Mimi-meatballs in that erstwhile bbq sauce that had grape jelly in it.
Five-layer dip, "Mexican style."
-
mix cream cheese with southwest seasoning, stuff inside a slit and de-seeded jalepeno, wrap with bacon,fasten with toothpick, sprinkle with more seasoning and grill...
›2 Replies -
-
-
-
Not sure what these are called, but oh so simple and yummy - place 1lb. of thick sliced bacon on cookie sheet in one layer over draining rack. Sprinkle them with mixture of cayenne pepper (according to how hot you like it) and brown sugar. Bake at 400 deg for 20 min till done and carmelized.
-
-
I haven't seen a bloomin' onion in a long time. But whenever I do, you can bet I'll order it. And Easter is never complete without deviled eggs as far as I'm concerned. To this list I'll add:
spinach dip in a hawaiian bread bowl
crab rangoon
pinwheels
I ate a whole plate of pinwheels the first time I encountered them. Does that make me (Upper West Side)trailer trash? -
-
1. Hot Crabbies on engligh Muffins
2. Nachos or French fries smothered with Carmelized Onion and Massive
Gobs of Blue Cheese and thrown under the broiler.
3. A Bloomin Onion
4. Pepperoncini's stuffed with aged provlone...dip in egg, breadcrumbs and fry in evoo.
5. French bread spread with cream cheese, Parm Regianno, Ham and Lemon Olive Oil (Broil) ...Although that's getting a bit upper crust !›1 Reply -
-
-
A jar of red pepper/eggplant/garlic dip from trader joes ($1.69) and goat cheese with bread or crackers. Beautiful and delicious.
Samplings from the antipasti bar at Whole Foods (the freshest I've found near me), such as marinated roasted tomatoes, all difft. kinds of olives, artichokes, pepperoncinis, etc., with a block of gruyere and wine. Done!

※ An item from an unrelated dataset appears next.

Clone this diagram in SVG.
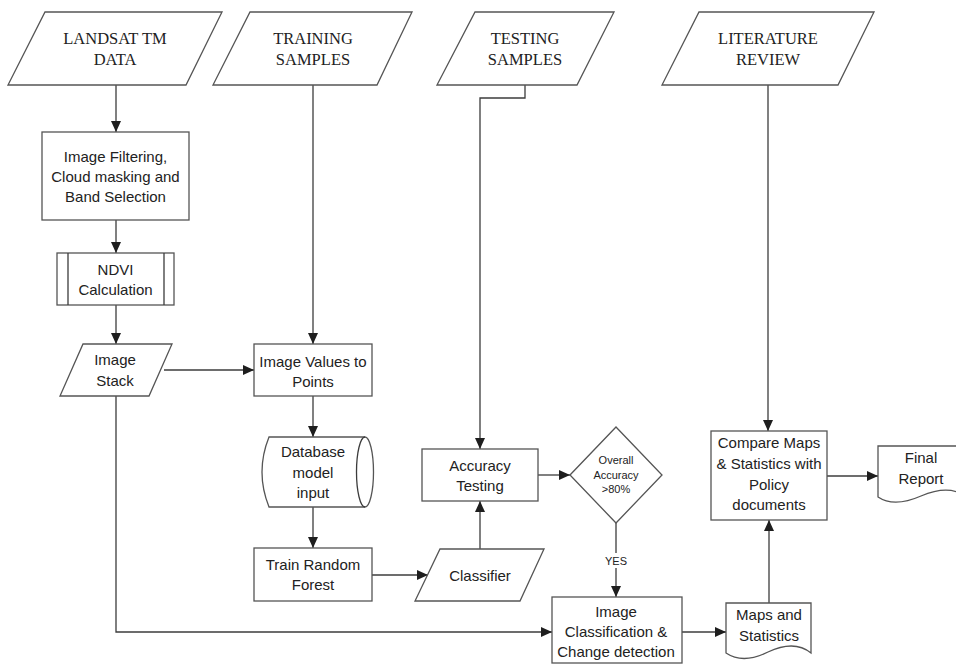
<svg xmlns="http://www.w3.org/2000/svg" width="956" height="664" viewBox="0 0 956 664">
<defs>
<marker id="ah" markerUnits="userSpaceOnUse" markerWidth="12" markerHeight="10" refX="11" refY="5" orient="auto">
<path d="M0,0 L11,5 L0,10 Z" fill="#1e1e1e"/>
</marker>
</defs>
<style>
.s{fill:#fff;stroke:#555;stroke-width:1.3}
.c{fill:none;stroke:#3c3c3c;stroke-width:1.3}
.a{marker-end:url(#ah)}
.t{font-family:"Liberation Serif","Times New Roman",serif;font-size:16.5px;fill:#222;text-anchor:middle}
.x{font-family:"Liberation Sans",Arial,sans-serif;font-size:15px;fill:#222;text-anchor:middle}
.m{font-family:"Liberation Sans",Arial,sans-serif;font-size:11px;fill:#222;text-anchor:middle}
</style>
<rect width="956" height="664" fill="#fff"/>
<g id="connectors">
<path class="c a" d="M116,85 V132"/>
<path class="c a" d="M116,220 V253"/>
<path class="c a" d="M116,305 V344"/>
<path class="c a" d="M164,370 H254"/>
<path class="c a" d="M313,85 V344"/>
<path class="c a" d="M313,396 V437"/>
<path class="c a" d="M313,507 V548"/>
<path class="c a" d="M372,575 H428"/>
<path class="c a" d="M480,549 V501"/>
<path class="c a" d="M525,85 V98 H480 V449"/>
<path class="c a" d="M538,475 H570"/>
<path class="c a" d="M616,523 V597"/>
<rect x="604" y="553" width="24" height="15" fill="#fff"/>
<text class="m" x="616" y="565">YES</text>
<path class="c a" d="M116,396 V632 H552"/>
<path class="c a" d="M682,632 H726"/>
<path class="c a" d="M769,603 V520"/>
<path class="c a" d="M768,85 V431"/>
<path class="c a" d="M827,476 H878"/>
</g>
<g id="landsat">
<polygon class="s" points="45,12 222,12 186,85 8,85"/>
<text class="t" x="115" y="44">LANDSAT TM</text>
<text class="t" x="115" y="65">DATA</text>
</g>
<g id="training">
<polygon class="s" points="250,12 412,12 377,85 213,85"/>
<text class="t" x="313" y="44">TRAINING</text>
<text class="t" x="313" y="65">SAMPLES</text>
</g>
<g id="testing">
<polygon class="s" points="475,12 614,12 577,85 437,85"/>
<text class="t" x="525" y="44">TESTING</text>
<text class="t" x="525" y="65">SAMPLES</text>
</g>
<g id="literature">
<polygon class="s" points="699,12 874,12 838,85 662,85"/>
<text class="t" x="768" y="44">LITERATURE</text>
<text class="t" x="768" y="65">REVIEW</text>
</g>
<g id="filtering">
<rect class="s" x="42" y="132" width="147" height="88"/>
<text class="x" x="115.5" y="162">Image Filtering,</text>
<text class="x" x="115.5" y="182">Cloud masking and</text>
<text class="x" x="115.5" y="202">Band Selection</text>
</g>
<g id="ndvi">
<rect class="s" x="57" y="253" width="117" height="52"/>
<path class="c" d="M68,253 V305 M164,253 V305"/>
<text class="x" x="115.5" y="275">NDVI</text>
<text class="x" x="115.5" y="295">Calculation</text>
</g>
<g id="imagestack">
<polygon class="s" points="83,344 172,344 149,396 60,396"/>
<text class="x" x="115" y="365">Image</text>
<text class="x" x="115" y="386">Stack</text>
</g>
<g id="imagevalues">
<rect class="s" x="254" y="344" width="118" height="52"/>
<text class="x" x="313" y="367">Image Values to</text>
<text class="x" x="313" y="387">Points</text>
</g>
<g id="database">
<path class="s" d="M269,437 H365 A8.5,35 0 0 1 365,507 H269 Q255,472 269,437 Z"/>
<path class="c" d="M365,437 A8.5,35 0 0 0 365,507"/>
<text class="x" x="313" y="457">Database</text>
<text class="x" x="313" y="478">model</text>
<text class="x" x="313" y="498">input</text>
</g>
<g id="train">
<rect class="s" x="254" y="548" width="118" height="53"/>
<text class="x" x="313" y="570">Train Random</text>
<text class="x" x="313" y="590">Forest</text>
</g>
<g id="classifier">
<polygon class="s" points="440,549 544,549 520,601 415,601"/>
<text class="x" x="480" y="581">Classifier</text>
</g>
<g id="accuracy">
<rect class="s" x="422" y="449" width="116" height="52"/>
<text class="x" x="480" y="471">Accuracy</text>
<text class="x" x="480" y="491">Testing</text>
</g>
<g id="decision">
<polygon class="s" points="570,475 616,427 662,475 616,523"/>
<text class="m" x="616" y="464">Overall</text>
<text class="m" x="616" y="479">Accuracy</text>
<text class="m" x="616" y="493">&gt;80%</text>
</g>
<g id="classification">
<rect class="s" x="552" y="597" width="130" height="66"/>
<text class="x" x="616" y="617">Image</text>
<text class="x" x="616" y="637">Classification &amp;</text>
<text class="x" x="616" y="657">Change detection</text>
</g>
<g id="maps">
<path class="s" d="M726,603 H811 V653 C800,644 785,644 768,652 C752,660 738,661 726,653 Z"/>
<text class="x" x="769" y="620">Maps and</text>
<text class="x" x="769" y="641">Statistics</text>
</g>
<g id="compare">
<rect class="s" x="711" y="431" width="116" height="89"/>
<text class="x" x="769" y="448">Compare Maps</text>
<text class="x" x="769" y="469">&amp; Statistics with</text>
<text class="x" x="769" y="490">Policy</text>
<text class="x" x="769" y="510">documents</text>
</g>
<g id="finalreport">
<path class="s" d="M878,446 H966 V497 C955,488 940,488 921,496 C905,503 890,505 878,497 Z"/>
<text class="x" x="921" y="463">Final</text>
<text class="x" x="921" y="484">Report</text>
</g>
</svg>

Edit: I obviously missed the trailer trash part on the first read ; ) So in that vein, I'll add:
potato chips with french onion dip
fiddle-faddle (not really an app, but I often set it around in bowls)
black olives from a can (still my favorite, especially one on each finger tip)›4 Replies -
-
-
Rumaki - chicken livers and water chestnuts wrapped in bacon. It's not traditional trailer-trash food and it's not particularly quick, but they're definitely retro. Man, these things are tasty!